Despite the Department of Labor’s recent final rule that could restrict the use of environmental, social and governance criteria in 401(k) investments, that area represents a growth opportunity, she said.

“We actually can get younger people engaged in investing,” as they are interested in having their investments contribute to a greater social good or have minimal environmental impact, Johnson said.

“There is an opportunity with customization to drive purpose in investing,” she said. “Things like blockchain are going to be important in that component.”

Active managers will increasingly need to use data, including through artificial intelligence, to consider how social sentiment, governance, employee welfare and carbon footprint affect value and potential returns, Johnson said.
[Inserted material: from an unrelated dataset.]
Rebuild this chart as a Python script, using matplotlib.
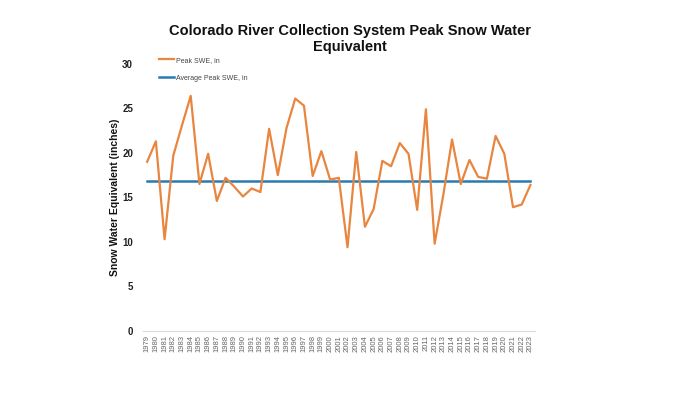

“If you’re an active manager, you are going to have to leverage data insights from nontraditional sources,” she said. “All those things are massively stored in data, and analysts are going to have to build models around that.”

BUYING GROCERIES

Franklin has a lot of interest in blockchain. Last year, the company filed an initial prospectus for a blockchain-based government money-market fund that would let clients buy and redeem shares through an app. Eventually, clients could use such products like debit cards for everyday purchases, such as groceries.

“Blockchain is huge for our industry. And what we’re doing on the money market is the tip of the iceberg,” Johnson said. “It was natural for us to say, ‘Let’s take a money market and make it a stable coin.’”

That differs from other digital currency, like Bitcoin, because of a “stable coin” being regulated, she said.

Franklin is currently working with a Singapore-based virtual gaming company, Razer, which has waded into the wealth management and banking space, she noted.

That overlap of wealth management, gamification and virtual reality, has a lot of potential to get younger people interested in saving, even for retirement, Johnson said

“You have to think about it almost as a new distribution channel,” she said. “If you can get that younger generation engaged in saving earlier in a nonthreatening environment … then we are all better off, because of that compounding interest.”

Hypothetically, a person who saves $5,000 per year between the ages of 25 and 35 and then stops saving will end up with more money at retirement than someone who begins saving that much at 35 and continues until they are 65, she said.

“We need people to start saving earlier,” Johnson said. “Most people didn’t grow up loving stock markets, thinking about investing.”